First lady Michelle Obama’s new drive to get Americans to drink more water may seem unlikely to make waves, but it spills into areas that have stirred intense controversy among scientists, public health campaigners and environmentalists.
In a speech she’s set to deliver Thursday in Watertown, Wis., as part of her Let’s Move initiative, the first lady is expected to declare that increasing water consumption will improve the health of kids and all Americans. The speech will kick off an intense media campaign that will include TV spots featuring the first lady, as well as Web ads and social media postings encouraging Americans to “#drink H2O.”
“I’ve come to realize that if we were going to take just one step to make ourselves and our families healthier, probably the single best thing we could do is to simply drink more water,” Obama said in a press release. “That’s it – it’s really that simple. Drink just one more glass of water a day and you can make a real difference for your health, your energy, and the way you feel.” […]

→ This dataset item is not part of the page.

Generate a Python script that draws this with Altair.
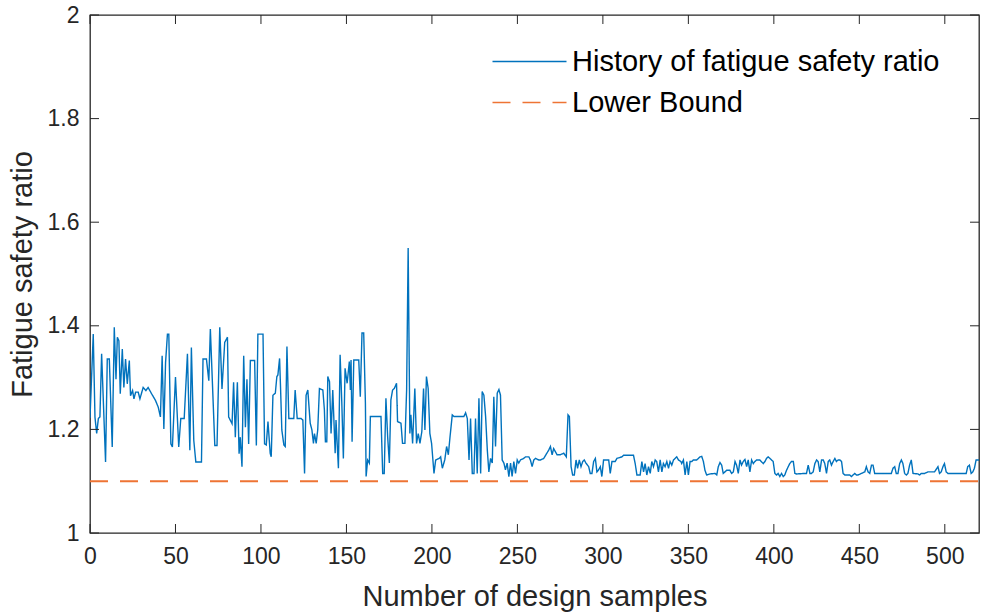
import altair as alt
import pandas as pd

# ---- data ----
sample_x = [
    0, 1.9, 2.9, 3.9, 4.9, 5.8, 6.8, 9.1, 10.1, 11.3, 13.0, 14.2, 15.2, 16.0, 16.9, 17.7, 18.9, 19.8,
    20.8, 21.8, 23.0, 23.7, 24.9, 25.7, 26.7, 28.2, 29.2, 31.1, 32.7, 34.0, 36.0, 38.3, 39.9, 41.2,
    42.2, 43.2, 44.2, 45.3, 46.1, 47.3, 48.2, 50.0, 51.9, 53.1, 55.1, 57.0, 58.4, 59.3, 60.7, 61.9,
    65.2, 66.1, 68.1, 69.5, 70.4, 73.0, 74.3, 75.9, 77.2, 78.8, 80.4, 81.1, 83.1, 84.0, 85.0, 86.2,
    87.2, 87.9, 88.9, 89.9, 90.9, 91.8, 92.8, 93.8, 96.3, 97.3, 98.2, 101.2, 102.1,
    103.1, 104.1, 105.4, 106.0, 107.0, 108.4, 109.3, 109.9, 110.9, 111.5, 112.2, 113.4, 114.2, 115.2,
    116.3, 119.2, 120.0, 121.2, 123.5, 124.5, 125.5, 126.4, 127.4, 128.8, 129.8, 130.7, 131.3, 132.3,
    133.2, 134.2, 136.2, 137.1, 137.7, 138.5, 139.1, 140.1, 141.0, 142.0, 143.4, 143.9, 145.3, 146.3,
    147.3, 148.2, 149.2, 150.4, 151.7, 152.3, 152.7, 153.3, 154.3, 157.2, 158.1, 159.1, 160.1, 161.1,
    161.5, 162.4, 163.4, 164.0, 170.2, 171.2, 172.1, 173.1, 174.1, 175.1, 176.0, 177.0, 178.0, 179.3,
    179.9, 181.9, 182.8, 184.2, 185.2, 186.1, 187.1, 187.7, 188.7, 190.0, 191.0, 192.0, 193.0, 194.1,
    195.1, 195.9, 196.8, 197.8, 198.8, 199.8,
    201.2, 202.2, 204.2, 205.1, 206.1, 207.5, 208.6, 209.6, 210.6, 211.9, 212.9, 218.7, 219.7, 220.7,
    221.7, 222.6, 223.6, 224.6, 225.5, 226.5, 227.5, 228.5, 229.4, 230.4, 231.4, 232.4, 233.3, 234.3,
    235.3, 236.2, 237.2, 238.2, 239.2, 240.1, 241.1, 242.1, 243.0, 244.0, 245.0, 246.0, 246.9, 247.9,
    248.9, 249.9, 250.8, 251.8, 253.7, 254.7, 256.7, 257.6, 258.6, 259.6, 260.6, 262.5, 263.5, 265.4,
    268.3, 269.3, 270.3, 271.2, 272.2, 273.2, 275.1, 277.1, 278.6, 279.6, 280.4, 281.4, 282.3, 283.3,
    284.3, 285.2, 286.2, 287.2, 288.2, 289.1, 290.1, 291.7, 292.6, 293.6, 294.6, 295.6, 296.5, 297.5,
    298.5, 299.4, 300.4,
    303.4, 304.3, 305.3, 307.2, 308.2, 311.1, 312.1, 317.9, 318.9, 319.9, 321.8, 322.8, 323.8, 324.7,
    325.7, 326.7, 327.7, 328.6, 329.6, 330.6, 331.5, 332.5, 333.5, 334.5, 335.4, 336.4, 337.4, 338.4,
    339.3, 340.3, 341.3, 343.2, 344.2, 345.6, 346.1, 347.1, 348.1, 349.1, 350.0, 351.0, 352.0, 352.9,
    354.9, 356.8, 357.8, 358.8, 359.7, 360.7, 362.7, 365.6, 366.6, 367.5, 368.5, 369.5, 370.4, 371.4,
    372.4, 374.3, 375.3, 376.3, 377.3, 378.2, 379.2, 380.2, 381.1, 382.1, 383.1, 384.1, 385.0, 386.0,
    387.0, 388.0, 388.9, 389.9, 391.8, 393.8, 394.8, 395.7, 396.7, 397.7, 399.6, 400.6, 401.6, 402.5,
    403.5, 404.5, 405.5, 406.4, 407.4, 408.4, 409.3, 410.3,
    411.4, 412.3, 413.3, 418.2, 419.1, 420.1, 421.1, 422.0, 423.0, 424.0, 425.0, 425.9, 426.9, 427.9,
    428.9, 429.8, 430.8, 431.8, 432.7, 433.7, 434.7, 435.7, 436.6, 437.6, 438.6, 439.6, 440.5, 441.5,
    444.4, 445.4, 447.3, 448.3, 449.3, 451.2, 453.2, 454.1, 455.1, 456.1, 457.1, 458.0, 459.0, 460.9,
    468.7, 469.7, 470.7, 471.6, 472.6, 473.6, 474.6, 475.5, 476.5, 477.5, 478.4, 479.4, 480.4, 481.4,
    484.3, 485.3, 486.2, 488.2, 490.1, 491.1, 494.0, 496.0, 496.9, 497.9, 498.9, 499.8, 500.8, 501.8,
    507.6, 512.5, 513.4, 514.4, 515.4, 516.4, 517.3, 518.3, 520.0,
]
safety_ratio = [
    1.222, 1.384, 1.224, 1.192, 1.221, 1.224, 1.346, 1.137, 1.336, 1.336, 1.166, 1.397, 1.297, 1.378,
    1.371, 1.269, 1.355, 1.281, 1.336, 1.288, 1.333, 1.265, 1.275, 1.259, 1.272, 1.272, 1.259, 1.281,
    1.275, 1.281, 1.269, 1.256, 1.243, 1.224, 1.342, 1.201, 1.329, 1.384, 1.384, 1.172, 1.166, 1.301,
    1.166, 1.221, 1.221, 1.346, 1.160, 1.358, 1.179, 1.137, 1.137, 1.336, 1.336, 1.294, 1.394, 1.169,
    1.169, 1.397, 1.278, 1.368, 1.378, 1.224, 1.211, 1.291, 1.185, 1.291, 1.153, 1.185, 1.128, 1.342,
    1.204, 1.297, 1.172, 1.333, 1.333, 1.169, 1.384, 1.384, 1.172,
    1.170, 1.215, 1.154, 1.147, 1.266, 1.270, 1.302, 1.305, 1.337, 1.276, 1.199, 1.170, 1.167, 1.360,
    1.221, 1.221, 1.276, 1.221, 1.221, 1.218, 1.115, 1.266, 1.276, 1.212, 1.199, 1.173, 1.192, 1.173,
    1.199, 1.279, 1.276, 1.238, 1.176, 1.176, 1.302, 1.292, 1.192, 1.276, 1.154, 1.218, 1.125, 1.344,
    1.250, 1.144, 1.318, 1.289, 1.331, 1.276, 1.334, 1.176, 1.334, 1.334, 1.263, 1.386, 1.386, 1.250,
    1.109, 1.141, 1.135, 1.225, 1.225, 1.115, 1.115, 1.260, 1.186, 1.135, 1.257, 1.276, 1.279, 1.289,
    1.215, 1.212, 1.173, 1.173, 1.276, 1.550, 1.192, 1.228, 1.173, 1.279, 1.173, 1.192, 1.173, 1.196,
    1.279, 1.199, 1.302, 1.279, 1.192, 1.173,
    1.115, 1.141, 1.144, 1.147, 1.125, 1.141, 1.167, 1.151, 1.186, 1.228, 1.225, 1.225, 1.232, 1.221,
    1.141, 1.221, 1.115, 1.115, 1.221, 1.115, 1.260, 1.115, 1.273, 1.266, 1.225, 1.160, 1.118, 1.144,
    1.135, 1.263, 1.167, 1.270, 1.277, 1.266, 1.141, 1.135, 1.122, 1.135, 1.109, 1.135, 1.109, 1.138,
    1.115, 1.141, 1.135, 1.141, 1.144, 1.147, 1.147, 1.141, 1.128, 1.141, 1.144, 1.141, 1.141, 1.144,
    1.160, 1.167, 1.151, 1.163, 1.157, 1.151, 1.151, 1.154, 1.147, 1.228, 1.225, 1.128, 1.112, 1.112,
    1.141, 1.125, 1.141, 1.128, 1.138, 1.141, 1.135, 1.128, 1.115, 1.115, 1.138, 1.144, 1.118, 1.122,
    1.128, 1.109, 1.141,
    1.141, 1.115, 1.138, 1.138, 1.144, 1.147, 1.150, 1.150, 1.134, 1.112, 1.112, 1.138, 1.118, 1.134,
    1.112, 1.128, 1.115, 1.138, 1.128, 1.141, 1.138, 1.118, 1.141, 1.118, 1.134, 1.128, 1.138, 1.125,
    1.138, 1.131, 1.141, 1.147, 1.141, 1.138, 1.134, 1.141, 1.112, 1.138, 1.112, 1.138, 1.138, 1.141,
    1.141, 1.147, 1.148, 1.138, 1.121, 1.112, 1.114, 1.115, 1.112, 1.128, 1.136, 1.131, 1.115, 1.118,
    1.121, 1.121, 1.115, 1.118, 1.138, 1.131, 1.115, 1.141, 1.131, 1.138, 1.142, 1.128, 1.141, 1.118,
    1.141, 1.134, 1.138, 1.141, 1.141, 1.134, 1.138, 1.144, 1.147, 1.144, 1.138, 1.115, 1.112, 1.115,
    1.109, 1.115, 1.109, 1.112, 1.121, 1.128, 1.134, 1.138,
    1.138, 1.115, 1.114, 1.115, 1.115, 1.131, 1.115, 1.115, 1.118, 1.134, 1.141, 1.138, 1.118, 1.141,
    1.141, 1.134, 1.115, 1.138, 1.141, 1.131, 1.138, 1.144, 1.138, 1.141, 1.141, 1.138, 1.115, 1.112,
    1.112, 1.109, 1.115, 1.112, 1.112, 1.115, 1.118, 1.128, 1.118, 1.115, 1.131, 1.131, 1.115, 1.115,
    1.115, 1.125, 1.128, 1.115, 1.115, 1.134, 1.141, 1.134, 1.115, 1.112, 1.115, 1.131, 1.141, 1.115,
    1.114, 1.112, 1.115, 1.115, 1.118, 1.118, 1.118, 1.128, 1.115, 1.118, 1.128, 1.134, 1.118, 1.115,
    1.115, 1.115, 1.128, 1.131, 1.115, 1.118, 1.125, 1.141, 1.141,
]
bound_x = [0, 520]
bound_y = [1.1, 1.1]
series_names = ["History of fatigue safety ratio", "Lower Bound"]
x_ticks = [0, 50, 100, 150, 200, 250, 300, 350, 400, 450, 500]
y_ticks = [1.0, 1.2, 1.4, 1.6, 1.8, 2.0]

history_df = pd.DataFrame({"sample": sample_x, "ratio": safety_ratio, "series": series_names[0]})
bound_df = pd.DataFrame({"sample": bound_x, "ratio": bound_y, "series": series_names[1]})
xt_df = pd.DataFrame({"sample": x_ticks})
yt_df = pd.DataFrame({"ratio": y_ticks})

W, H = 889, 518
FONT = "Liberation Sans"
INK = "#262626"
BLUE = "#0072BD"
ORANGE = "#EE7434"

x_scale = alt.Scale(domain=[0, 520], nice=False, zero=False)
y_scale = alt.Scale(domain=[1, 2], nice=False, zero=False)

# legend symbol: a long horizontal stroke drawn by a custom path on a small symbol cell
legend = alt.Legend(
    title=None, orient="none", legendX=425, legendY=32,
    symbolType="M-3.7,0H3.7", symbolSize=400, symbolStrokeWidth=1.5,
    labelFontSize=29, labelFont=FONT, labelColor="black", labelOffset=28,
    rowPadding=11, padding=0, labelLimit=600,
)
color_enc = alt.Color("series:N", scale=alt.Scale(domain=series_names, range=[BLUE, ORANGE]), legend=legend)
dash_enc = alt.StrokeDash("series:N", scale=alt.Scale(domain=series_names, range=[[1, 0], [18, 12]]), legend=legend)

x_axis = alt.Axis(
    values=x_ticks, title="Number of design samples", domain=False, ticks=False, grid=False,
    labelFont=FONT, labelFontSize=23, labelColor=INK, labelPadding=12, labelFlush=False,
    titleFont=FONT, titleFontSize=29, titleFontWeight="normal", titleColor=INK,
    titleY=72, titleBaseline="alphabetic",
)
y_axis = alt.Axis(
    values=y_ticks, format=".1~f", title="Fatigue safety ratio", domain=False, ticks=False, grid=False,
    labelFont=FONT, labelFontSize=23, labelColor=INK, labelPadding=11, labelFlush=False,
    titleFont=FONT, titleFontSize=29, titleFontWeight="normal", titleColor=INK,
    titleX=-59, titleY=H / 2, titleAngle=270, titleAlign="center", titleBaseline="alphabetic",
)

X = alt.X("sample:Q", scale=x_scale, axis=x_axis)
Y = alt.Y("ratio:Q", scale=y_scale, axis=y_axis)

history = alt.Chart(history_df).mark_line(strokeWidth=1.4, clip=True).encode(
    x=X, y=Y, color=color_enc, strokeDash=dash_enc)
bound = alt.Chart(bound_df).mark_line(strokeWidth=2, clip=True).encode(
    x=X, y=Y, color=color_enc, strokeDash=dash_enc)

TL = 9
xt_bottom = alt.Chart(xt_df).mark_rule(color=INK, strokeWidth=1).encode(
    x=X, y=alt.value(H), y2=alt.value(H - TL))
xt_top = alt.Chart(xt_df).mark_rule(color=INK, strokeWidth=1).encode(
    x=X, y=alt.value(0), y2=alt.value(TL))
yt_left = alt.Chart(yt_df).mark_rule(color=INK, strokeWidth=1).encode(
    y=Y, x=alt.value(0), x2=alt.value(TL))
yt_right = alt.Chart(yt_df).mark_rule(color=INK, strokeWidth=1).encode(
    y=Y, x=alt.value(W - TL), x2=alt.value(W))

chart = alt.layer(bound, history, xt_bottom, xt_top, yt_left, yt_right).properties(
    width=W, height=H,
    autosize=alt.AutoSizeParams(type="none"),
    padding={"left": 90, "top": 15, "right": 2, "bottom": 82},
    background="white",
).configure(font=FONT).configure_view(stroke=INK, strokeWidth=1.3)

chart.save("out.html", embed_options={"renderer": "svg", "actions": False})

However, several public health experts contacted by POLITICO said they had concerns about the way the White House was framing the campaign. Those experts said the health benefits of increased water consumption are murky and there are no widely accepted criteria for how much water individuals should drink each day.
“There really isn’t data to support this,” said Dr. Stanley Goldfarb of the University of Pennsylvania. “I think, unfortunately, frankly, they’re not basing this on really hard science. It’s not a very scientific approach they’ve taken. … To make it a major public health effort, I think I would say it’s bizarre.”
Goldfarb, a kidney specialist, took particular issue with White House claims that drinking more water would boost energy.
”The idea drinking water increases energy, the word I’ve used to describe it is: quixotic,” he said. “We’re designed to drink when we’re thirsty. … There’s no need to have more than that.”
“The key is drinking water is great and replacing all the junk we drink with water would be fantastic,” said Barry Popkin, a professor of nutrition at the University of North Carolina. “Water is the best thing we could drink. … But the Kass arguments do not fit our science of water and dehydration as much as he is pushing.”